> _PROBLEM STATEMENT_: Reproduce the listing below word for word, with no pictures.

[start INFORMATION SUPPLIED]

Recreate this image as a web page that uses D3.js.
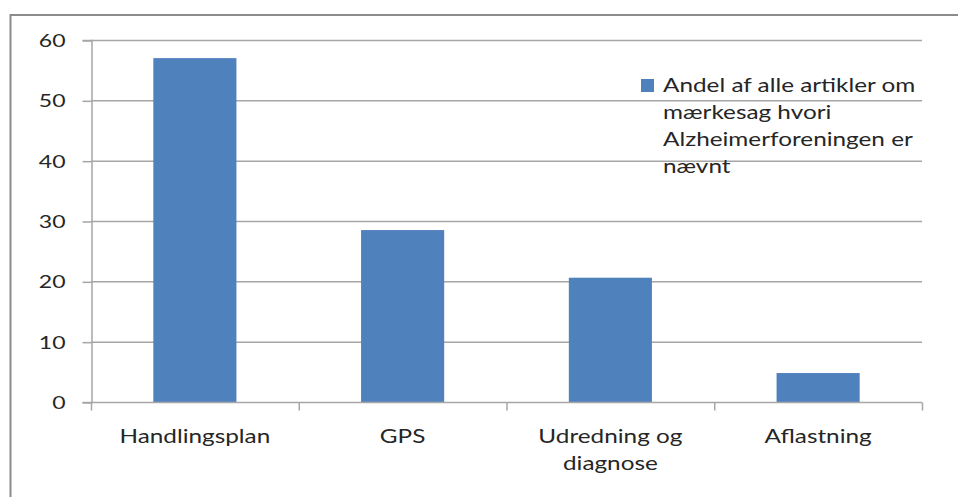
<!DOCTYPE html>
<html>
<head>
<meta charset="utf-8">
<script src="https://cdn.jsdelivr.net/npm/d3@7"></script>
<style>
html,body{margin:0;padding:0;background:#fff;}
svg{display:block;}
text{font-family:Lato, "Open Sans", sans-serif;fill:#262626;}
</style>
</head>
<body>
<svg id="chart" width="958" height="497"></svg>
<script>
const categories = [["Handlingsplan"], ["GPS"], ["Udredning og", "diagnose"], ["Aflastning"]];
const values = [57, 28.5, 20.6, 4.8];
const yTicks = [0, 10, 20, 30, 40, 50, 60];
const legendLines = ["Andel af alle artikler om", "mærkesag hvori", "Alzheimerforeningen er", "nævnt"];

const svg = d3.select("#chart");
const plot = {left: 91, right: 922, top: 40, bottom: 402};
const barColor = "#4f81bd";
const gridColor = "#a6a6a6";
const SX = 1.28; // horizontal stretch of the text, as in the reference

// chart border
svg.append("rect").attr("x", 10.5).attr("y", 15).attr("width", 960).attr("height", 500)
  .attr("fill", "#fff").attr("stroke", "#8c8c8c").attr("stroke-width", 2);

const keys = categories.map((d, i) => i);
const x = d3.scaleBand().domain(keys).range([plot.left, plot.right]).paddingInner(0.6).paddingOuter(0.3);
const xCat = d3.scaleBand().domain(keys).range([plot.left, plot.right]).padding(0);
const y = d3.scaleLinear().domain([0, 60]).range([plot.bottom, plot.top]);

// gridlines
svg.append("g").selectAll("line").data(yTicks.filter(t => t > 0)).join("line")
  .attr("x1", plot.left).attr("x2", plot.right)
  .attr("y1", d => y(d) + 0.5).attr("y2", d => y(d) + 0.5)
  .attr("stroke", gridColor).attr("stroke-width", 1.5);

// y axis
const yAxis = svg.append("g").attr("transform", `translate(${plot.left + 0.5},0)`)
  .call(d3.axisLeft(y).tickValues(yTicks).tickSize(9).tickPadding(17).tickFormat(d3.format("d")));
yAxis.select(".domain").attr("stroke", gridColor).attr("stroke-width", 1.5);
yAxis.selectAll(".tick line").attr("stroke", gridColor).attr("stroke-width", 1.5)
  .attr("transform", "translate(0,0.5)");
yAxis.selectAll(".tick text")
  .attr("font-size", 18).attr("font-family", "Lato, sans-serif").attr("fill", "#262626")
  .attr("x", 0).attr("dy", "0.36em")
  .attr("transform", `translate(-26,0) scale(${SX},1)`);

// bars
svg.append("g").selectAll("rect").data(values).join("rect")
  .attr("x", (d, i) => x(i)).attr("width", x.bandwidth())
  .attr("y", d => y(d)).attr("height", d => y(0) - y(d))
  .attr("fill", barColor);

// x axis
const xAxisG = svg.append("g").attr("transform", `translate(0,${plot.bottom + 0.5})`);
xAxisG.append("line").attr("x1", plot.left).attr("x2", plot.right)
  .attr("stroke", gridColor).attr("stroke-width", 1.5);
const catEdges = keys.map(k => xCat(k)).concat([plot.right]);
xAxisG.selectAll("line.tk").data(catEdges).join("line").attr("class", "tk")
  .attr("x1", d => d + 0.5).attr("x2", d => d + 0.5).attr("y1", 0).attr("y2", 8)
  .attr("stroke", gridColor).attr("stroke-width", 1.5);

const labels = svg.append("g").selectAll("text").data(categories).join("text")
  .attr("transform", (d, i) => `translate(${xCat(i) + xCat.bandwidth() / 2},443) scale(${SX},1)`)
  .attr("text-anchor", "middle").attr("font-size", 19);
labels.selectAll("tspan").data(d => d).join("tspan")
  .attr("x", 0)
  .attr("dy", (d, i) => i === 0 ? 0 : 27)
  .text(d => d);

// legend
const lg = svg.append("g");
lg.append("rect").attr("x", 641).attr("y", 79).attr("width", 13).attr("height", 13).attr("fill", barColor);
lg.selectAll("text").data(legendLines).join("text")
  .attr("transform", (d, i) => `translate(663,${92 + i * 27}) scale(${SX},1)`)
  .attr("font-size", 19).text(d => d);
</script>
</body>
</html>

[end INFORMATION SUPPLIED]

> _FULL ANSWER_:
Recreate this image as a web page that uses D3.js.
<!DOCTYPE html>
<html>
<head>
<meta charset="utf-8">
<script src="https://cdn.jsdelivr.net/npm/d3@7"></script>
<style>
html,body{margin:0;padding:0;background:#fff;}
svg{display:block;}
text{font-family:Lato, "Open Sans", sans-serif;fill:#262626;}
</style>
</head>
<body>
<svg id="chart" width="958" height="497"></svg>
<script>
const categories = [["Handlingsplan"], ["GPS"], ["Udredning og", "diagnose"], ["Aflastning"]];
const values = [57, 28.5, 20.6, 4.8];
const yTicks = [0, 10, 20, 30, 40, 50, 60];
const legendLines = ["Andel af alle artikler om", "mærkesag hvori", "Alzheimerforeningen er", "nævnt"];

const svg = d3.select("#chart");
const plot = {left: 91, right: 922, top: 40, bottom: 402};
const barColor = "#4f81bd";
const gridColor = "#a6a6a6";
const SX = 1.28; // horizontal stretch of the text, as in the reference

// chart border
svg.append("rect").attr("x", 10.5).attr("y", 15).attr("width", 960).attr("height", 500)
  .attr("fill", "#fff").attr("stroke", "#8c8c8c").attr("stroke-width", 2);

const keys = categories.map((d, i) => i);
const x = d3.scaleBand().domain(keys).range([plot.left, plot.right]).paddingInner(0.6).paddingOuter(0.3);
const xCat = d3.scaleBand().domain(keys).range([plot.left, plot.right]).padding(0);
const y = d3.scaleLinear().domain([0, 60]).range([plot.bottom, plot.top]);

// gridlines
svg.append("g").selectAll("line").data(yTicks.filter(t => t > 0)).join("line")
  .attr("x1", plot.left).attr("x2", plot.right)
  .attr("y1", d => y(d) + 0.5).attr("y2", d => y(d) + 0.5)
  .attr("stroke", gridColor).attr("stroke-width", 1.5);

// y axis
const yAxis = svg.append("g").attr("transform", `translate(${plot.left + 0.5},0)`)
  .call(d3.axisLeft(y).tickValues(yTicks).tickSize(9).tickPadding(17).tickFormat(d3.format("d")));
yAxis.select(".domain").attr("stroke", gridColor).attr("stroke-width", 1.5);
yAxis.selectAll(".tick line").attr("stroke", gridColor).attr("stroke-width", 1.5)
  .attr("transform", "translate(0,0.5)");
yAxis.selectAll(".tick text")
  .attr("font-size", 18).attr("font-family", "Lato, sans-serif").attr("fill", "#262626")
  .attr("x", 0).attr("dy", "0.36em")
  .attr("transform", `translate(-26,0) scale(${SX},1)`);

// bars
svg.append("g").selectAll("rect").data(values).join("rect")
  .attr("x", (d, i) => x(i)).attr("width", x.bandwidth())
  .attr("y", d => y(d)).attr("height", d => y(0) - y(d))
  .attr("fill", barColor);

// x axis
const xAxisG = svg.append("g").attr("transform", `translate(0,${plot.bottom + 0.5})`);
xAxisG.append("line").attr("x1", plot.left).attr("x2", plot.right)
  .attr("stroke", gridColor).attr("stroke-width", 1.5);
const catEdges = keys.map(k => xCat(k)).concat([plot.right]);
xAxisG.selectAll("line.tk").data(catEdges).join("line").attr("class", "tk")
  .attr("x1", d => d + 0.5).attr("x2", d => d + 0.5).attr("y1", 0).attr("y2", 8)
  .attr("stroke", gridColor).attr("stroke-width", 1.5);

const labels = svg.append("g").selectAll("text").data(categories).join("text")
  .attr("transform", (d, i) => `translate(${xCat(i) + xCat.bandwidth() / 2},443) scale(${SX},1)`)
  .attr("text-anchor", "middle").attr("font-size", 19);
labels.selectAll("tspan").data(d => d).join("tspan")
  .attr("x", 0)
  .attr("dy", (d, i) => i === 0 ? 0 : 27)
  .text(d => d);

// legend
const lg = svg.append("g");
lg.append("rect").attr("x", 641).attr("y", 79).attr("width", 13).attr("height", 13).attr("fill", barColor);
lg.selectAll("text").data(legendLines).join("text")
  .attr("transform", (d, i) => `translate(663,${92 + i * 27}) scale(${SX},1)`)
  .attr("font-size", 19).text(d => d);
</script>
</body>
</html>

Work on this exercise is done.